** REQUIRED WORK **
Return the material exactly, first line through the line containing "from matplotlib.transforms import", and nothing more. Pictures stay out.

** DATASET CONTENT **
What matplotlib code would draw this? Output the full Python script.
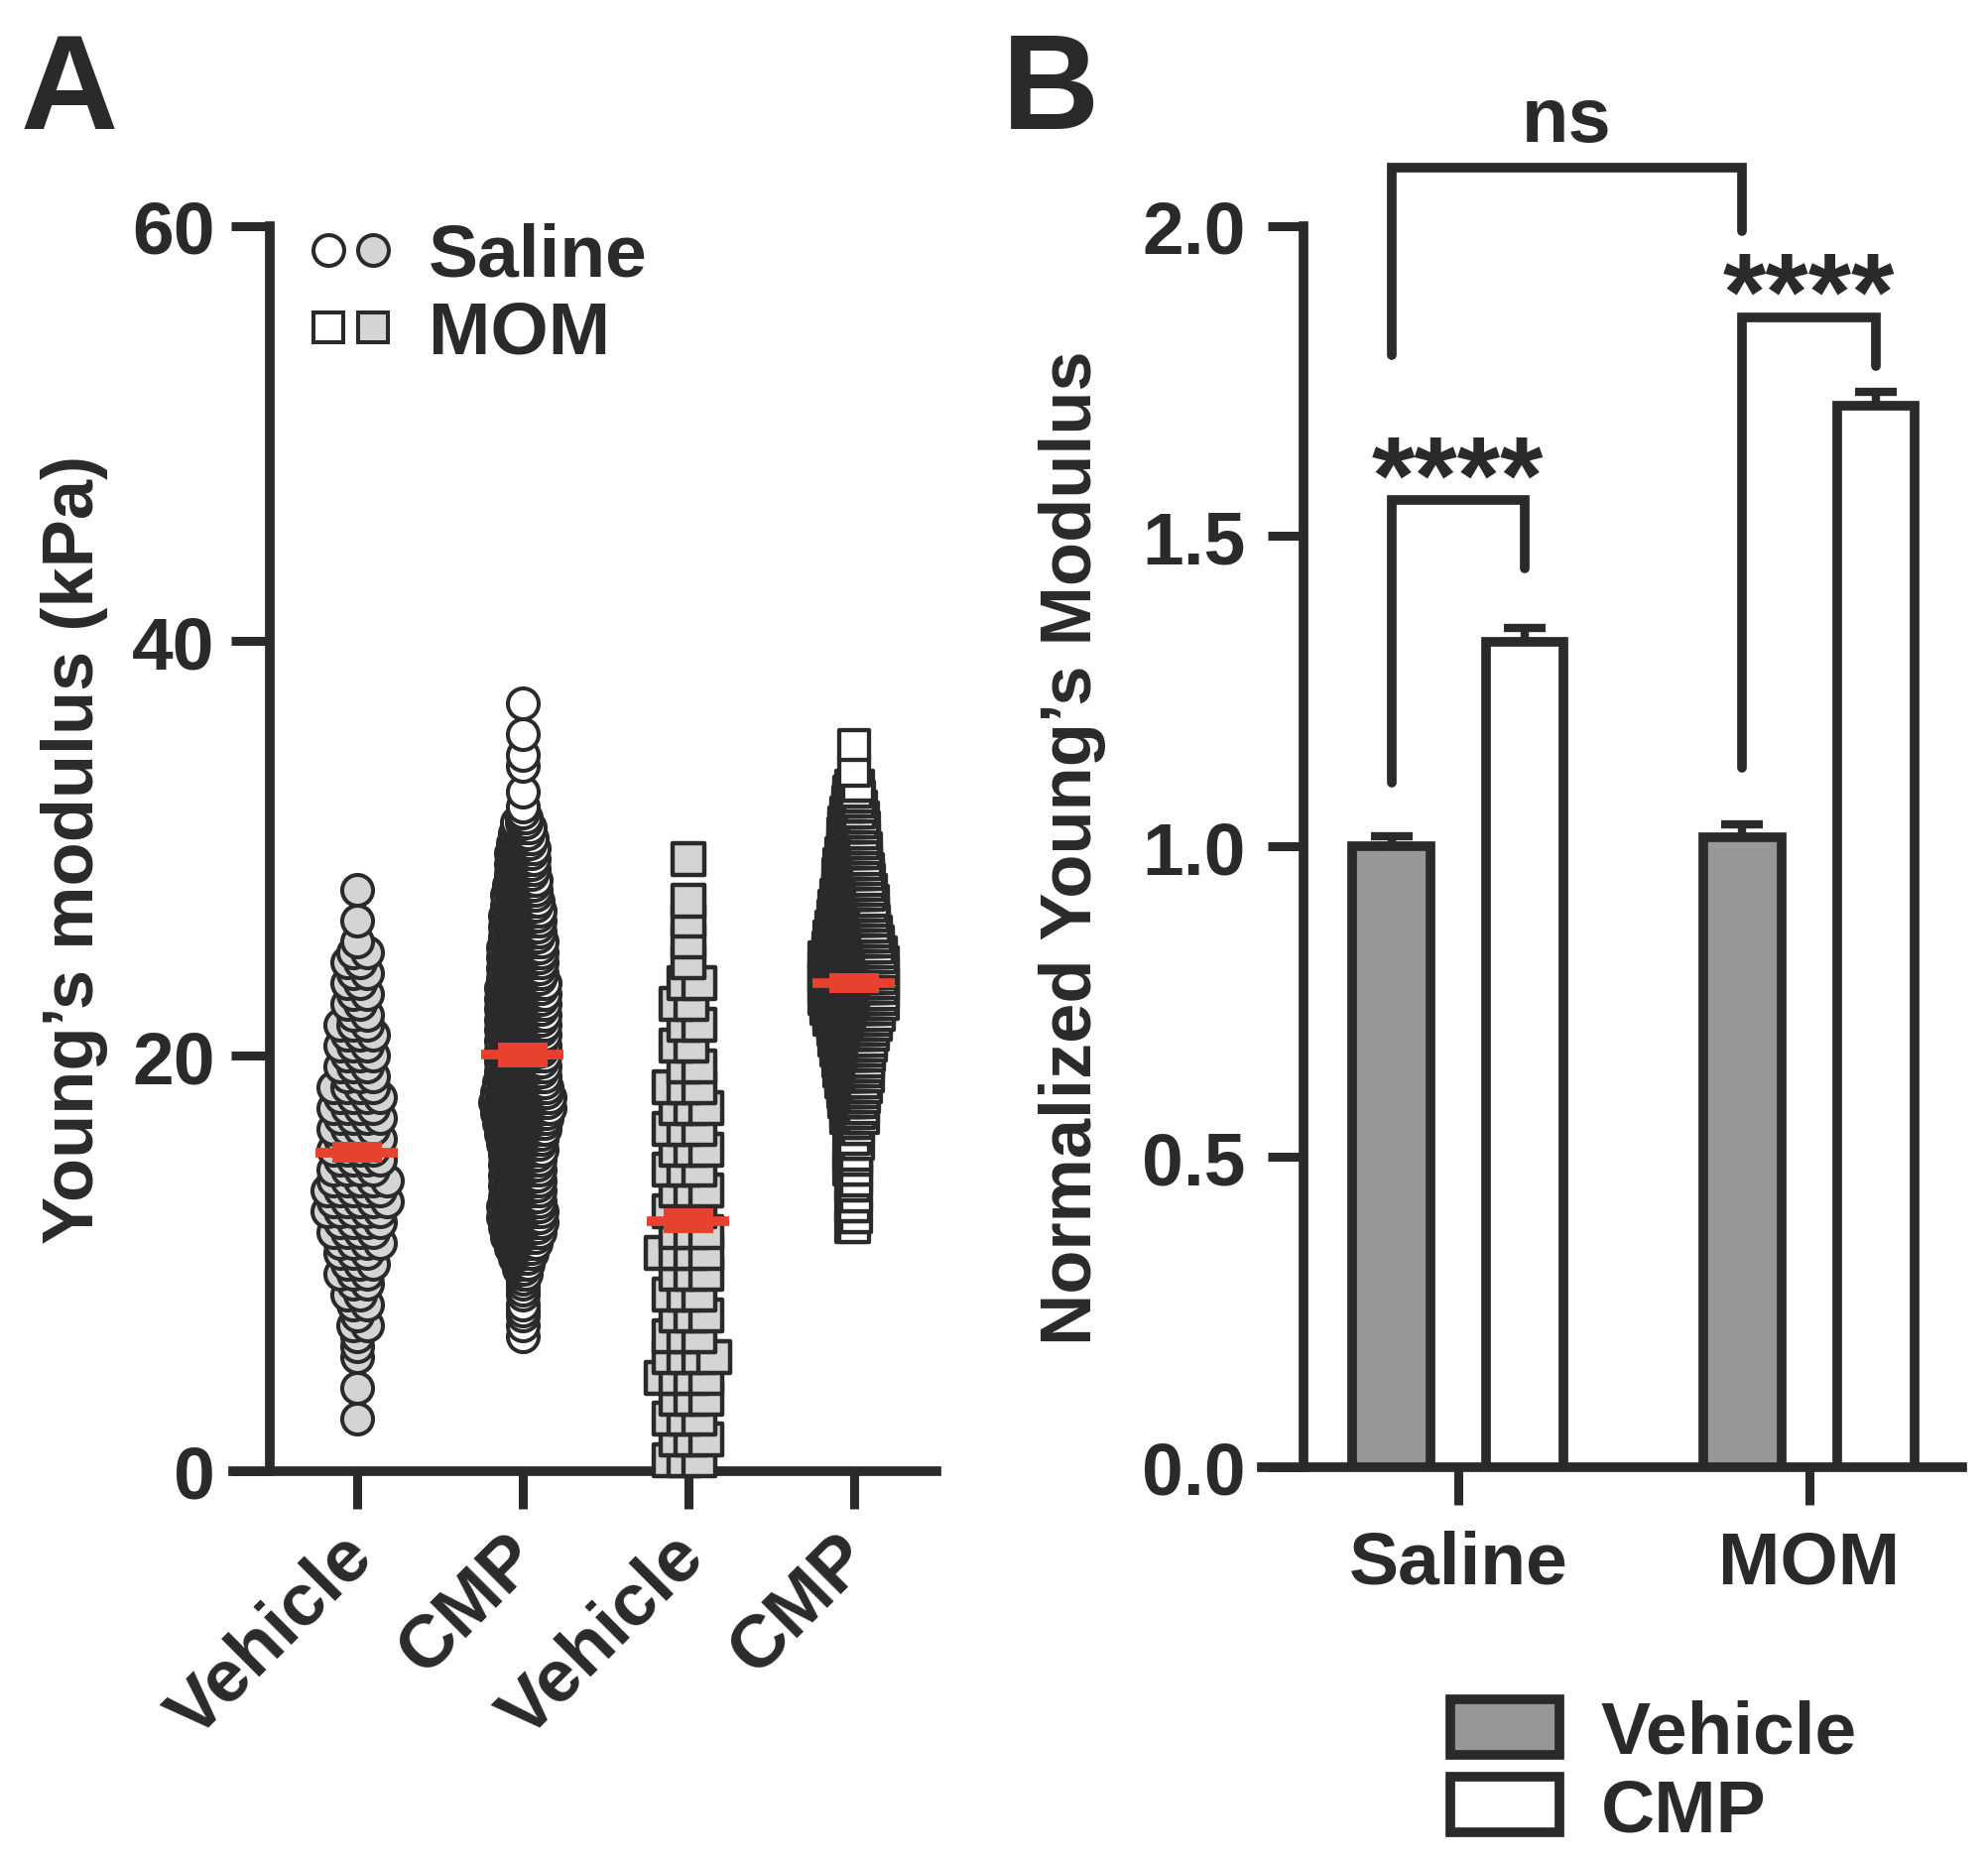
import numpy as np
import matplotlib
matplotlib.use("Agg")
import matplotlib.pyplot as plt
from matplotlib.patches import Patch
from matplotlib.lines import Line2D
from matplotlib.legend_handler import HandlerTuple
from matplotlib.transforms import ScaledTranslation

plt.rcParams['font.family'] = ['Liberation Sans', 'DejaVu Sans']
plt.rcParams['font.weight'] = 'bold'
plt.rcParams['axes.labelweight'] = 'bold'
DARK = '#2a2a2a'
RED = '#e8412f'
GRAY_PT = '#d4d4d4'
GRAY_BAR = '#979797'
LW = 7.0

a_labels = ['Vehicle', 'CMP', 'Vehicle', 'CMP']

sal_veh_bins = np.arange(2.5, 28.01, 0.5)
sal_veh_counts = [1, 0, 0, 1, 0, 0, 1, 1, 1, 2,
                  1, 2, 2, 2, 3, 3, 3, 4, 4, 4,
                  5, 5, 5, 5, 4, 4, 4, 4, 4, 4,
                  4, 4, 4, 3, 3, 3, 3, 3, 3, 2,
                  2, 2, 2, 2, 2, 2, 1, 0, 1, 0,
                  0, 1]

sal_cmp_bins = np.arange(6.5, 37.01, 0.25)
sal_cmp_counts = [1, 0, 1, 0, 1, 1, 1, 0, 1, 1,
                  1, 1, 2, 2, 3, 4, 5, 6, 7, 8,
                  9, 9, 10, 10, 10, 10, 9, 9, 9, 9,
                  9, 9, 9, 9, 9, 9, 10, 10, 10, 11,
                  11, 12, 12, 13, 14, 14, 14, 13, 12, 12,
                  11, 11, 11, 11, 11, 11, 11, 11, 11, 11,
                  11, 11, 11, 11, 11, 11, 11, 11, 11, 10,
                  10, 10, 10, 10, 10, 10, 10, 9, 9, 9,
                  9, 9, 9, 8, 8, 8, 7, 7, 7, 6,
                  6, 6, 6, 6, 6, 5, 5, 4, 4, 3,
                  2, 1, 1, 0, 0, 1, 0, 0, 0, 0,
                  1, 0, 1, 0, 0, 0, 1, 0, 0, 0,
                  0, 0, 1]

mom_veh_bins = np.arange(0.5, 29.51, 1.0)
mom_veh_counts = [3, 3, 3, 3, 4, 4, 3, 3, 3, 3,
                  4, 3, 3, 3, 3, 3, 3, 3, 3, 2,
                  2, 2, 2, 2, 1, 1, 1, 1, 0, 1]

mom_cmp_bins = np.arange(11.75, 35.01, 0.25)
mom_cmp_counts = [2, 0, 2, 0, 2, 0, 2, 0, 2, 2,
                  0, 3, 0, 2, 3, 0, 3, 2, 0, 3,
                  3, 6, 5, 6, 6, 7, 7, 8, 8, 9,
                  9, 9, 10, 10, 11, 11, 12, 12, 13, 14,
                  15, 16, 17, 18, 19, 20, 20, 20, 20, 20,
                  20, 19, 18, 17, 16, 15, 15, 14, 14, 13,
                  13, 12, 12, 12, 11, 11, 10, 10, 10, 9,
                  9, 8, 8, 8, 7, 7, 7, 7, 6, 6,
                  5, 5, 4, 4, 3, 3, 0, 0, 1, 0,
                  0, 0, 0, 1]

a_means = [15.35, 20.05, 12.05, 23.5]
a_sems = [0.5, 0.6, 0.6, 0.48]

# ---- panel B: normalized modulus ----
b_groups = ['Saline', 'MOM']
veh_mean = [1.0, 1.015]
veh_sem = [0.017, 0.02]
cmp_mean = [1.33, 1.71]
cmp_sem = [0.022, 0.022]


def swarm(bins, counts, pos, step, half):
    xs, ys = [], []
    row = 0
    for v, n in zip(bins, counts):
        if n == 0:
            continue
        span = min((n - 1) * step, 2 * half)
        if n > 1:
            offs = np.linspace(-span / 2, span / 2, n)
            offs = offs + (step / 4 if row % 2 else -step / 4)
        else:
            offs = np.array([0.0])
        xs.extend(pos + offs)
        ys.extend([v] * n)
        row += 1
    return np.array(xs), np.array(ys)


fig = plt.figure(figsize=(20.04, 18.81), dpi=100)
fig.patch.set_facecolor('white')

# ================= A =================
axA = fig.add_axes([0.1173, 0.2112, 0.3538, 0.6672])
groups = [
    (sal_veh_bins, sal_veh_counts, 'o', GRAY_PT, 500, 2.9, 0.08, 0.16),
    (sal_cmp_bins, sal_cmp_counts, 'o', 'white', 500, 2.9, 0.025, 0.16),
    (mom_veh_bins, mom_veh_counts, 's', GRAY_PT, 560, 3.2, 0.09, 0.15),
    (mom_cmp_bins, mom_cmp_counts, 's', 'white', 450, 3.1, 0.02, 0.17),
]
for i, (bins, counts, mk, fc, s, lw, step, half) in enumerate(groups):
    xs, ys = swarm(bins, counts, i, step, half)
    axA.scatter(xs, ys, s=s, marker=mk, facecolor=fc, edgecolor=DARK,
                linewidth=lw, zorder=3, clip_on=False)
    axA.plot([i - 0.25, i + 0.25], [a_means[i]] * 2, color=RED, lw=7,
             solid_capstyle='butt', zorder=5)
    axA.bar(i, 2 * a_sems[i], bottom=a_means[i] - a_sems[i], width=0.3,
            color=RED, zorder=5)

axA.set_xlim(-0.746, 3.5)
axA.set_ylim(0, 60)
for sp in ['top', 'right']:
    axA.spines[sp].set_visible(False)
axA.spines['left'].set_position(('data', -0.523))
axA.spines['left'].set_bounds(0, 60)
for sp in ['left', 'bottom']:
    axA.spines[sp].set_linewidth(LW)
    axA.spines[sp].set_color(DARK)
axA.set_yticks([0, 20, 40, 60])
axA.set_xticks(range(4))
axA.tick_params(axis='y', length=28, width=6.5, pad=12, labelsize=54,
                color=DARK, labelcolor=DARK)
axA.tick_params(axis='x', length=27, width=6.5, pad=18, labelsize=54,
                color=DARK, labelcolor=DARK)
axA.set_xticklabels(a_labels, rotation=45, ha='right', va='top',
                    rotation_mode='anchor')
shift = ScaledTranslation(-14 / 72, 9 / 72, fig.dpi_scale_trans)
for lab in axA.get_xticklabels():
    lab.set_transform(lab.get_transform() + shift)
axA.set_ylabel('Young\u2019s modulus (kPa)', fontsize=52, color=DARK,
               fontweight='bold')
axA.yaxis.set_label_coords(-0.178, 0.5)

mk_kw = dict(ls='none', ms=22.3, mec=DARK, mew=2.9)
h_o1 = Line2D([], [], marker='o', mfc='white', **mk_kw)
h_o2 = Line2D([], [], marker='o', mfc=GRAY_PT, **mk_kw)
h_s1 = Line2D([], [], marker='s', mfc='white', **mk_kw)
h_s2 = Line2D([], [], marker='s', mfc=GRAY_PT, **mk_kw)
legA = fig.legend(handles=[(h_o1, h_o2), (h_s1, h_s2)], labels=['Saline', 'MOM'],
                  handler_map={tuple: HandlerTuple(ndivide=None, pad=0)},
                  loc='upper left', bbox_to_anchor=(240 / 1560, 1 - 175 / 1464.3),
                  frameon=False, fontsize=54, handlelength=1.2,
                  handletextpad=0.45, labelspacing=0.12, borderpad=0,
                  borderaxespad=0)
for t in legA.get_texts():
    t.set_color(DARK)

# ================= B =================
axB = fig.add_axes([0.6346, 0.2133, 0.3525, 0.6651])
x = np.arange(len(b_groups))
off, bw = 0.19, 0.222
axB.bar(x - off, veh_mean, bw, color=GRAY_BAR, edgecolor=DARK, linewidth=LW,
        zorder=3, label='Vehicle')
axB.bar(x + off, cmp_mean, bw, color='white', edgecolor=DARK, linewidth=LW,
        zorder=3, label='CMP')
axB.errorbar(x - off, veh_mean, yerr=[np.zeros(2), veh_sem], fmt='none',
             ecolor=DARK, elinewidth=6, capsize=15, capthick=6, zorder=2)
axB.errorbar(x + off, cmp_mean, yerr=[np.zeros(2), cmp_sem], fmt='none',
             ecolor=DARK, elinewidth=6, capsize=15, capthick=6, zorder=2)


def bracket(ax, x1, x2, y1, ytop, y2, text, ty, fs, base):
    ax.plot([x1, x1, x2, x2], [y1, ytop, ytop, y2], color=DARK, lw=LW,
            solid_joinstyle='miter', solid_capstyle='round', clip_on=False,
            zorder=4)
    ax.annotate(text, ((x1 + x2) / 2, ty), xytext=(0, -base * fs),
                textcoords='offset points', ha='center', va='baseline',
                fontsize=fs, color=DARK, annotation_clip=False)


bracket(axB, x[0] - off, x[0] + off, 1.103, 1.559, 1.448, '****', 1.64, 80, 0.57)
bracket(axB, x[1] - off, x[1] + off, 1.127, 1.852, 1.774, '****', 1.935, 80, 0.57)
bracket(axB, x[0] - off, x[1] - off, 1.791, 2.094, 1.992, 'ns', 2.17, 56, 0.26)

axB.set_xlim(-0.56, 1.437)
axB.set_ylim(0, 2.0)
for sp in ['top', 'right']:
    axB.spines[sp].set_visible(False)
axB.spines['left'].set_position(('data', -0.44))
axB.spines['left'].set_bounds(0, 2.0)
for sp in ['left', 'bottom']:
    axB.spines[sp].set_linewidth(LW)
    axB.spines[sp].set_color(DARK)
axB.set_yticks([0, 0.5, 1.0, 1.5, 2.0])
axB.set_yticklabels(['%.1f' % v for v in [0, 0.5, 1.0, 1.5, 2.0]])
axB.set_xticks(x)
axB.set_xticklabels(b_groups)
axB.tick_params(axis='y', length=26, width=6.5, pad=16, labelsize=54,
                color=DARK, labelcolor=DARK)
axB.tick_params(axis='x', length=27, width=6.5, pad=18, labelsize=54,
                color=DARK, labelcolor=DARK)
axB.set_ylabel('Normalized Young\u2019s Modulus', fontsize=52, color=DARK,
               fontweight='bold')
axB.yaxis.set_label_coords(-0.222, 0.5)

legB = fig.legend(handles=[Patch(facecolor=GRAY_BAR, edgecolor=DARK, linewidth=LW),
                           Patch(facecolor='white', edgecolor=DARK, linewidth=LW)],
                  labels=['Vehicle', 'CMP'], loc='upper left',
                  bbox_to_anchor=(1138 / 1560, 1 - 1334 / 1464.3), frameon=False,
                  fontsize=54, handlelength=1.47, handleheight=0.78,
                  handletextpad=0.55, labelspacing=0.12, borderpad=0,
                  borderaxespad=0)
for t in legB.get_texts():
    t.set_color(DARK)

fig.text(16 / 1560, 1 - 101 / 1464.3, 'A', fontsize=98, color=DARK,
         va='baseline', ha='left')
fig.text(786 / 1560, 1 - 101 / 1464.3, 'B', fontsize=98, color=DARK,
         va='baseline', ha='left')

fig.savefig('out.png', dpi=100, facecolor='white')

** THE OUTPUT **
What matplotlib code would draw this? Output the full Python script.
import numpy as np
import matplotlib
matplotlib.use("Agg")
import matplotlib.pyplot as plt
from matplotlib.patches import Patch
from matplotlib.lines import Line2D
from matplotlib.legend_handler import HandlerTuple
from matplotlib.transforms import ScaledTranslation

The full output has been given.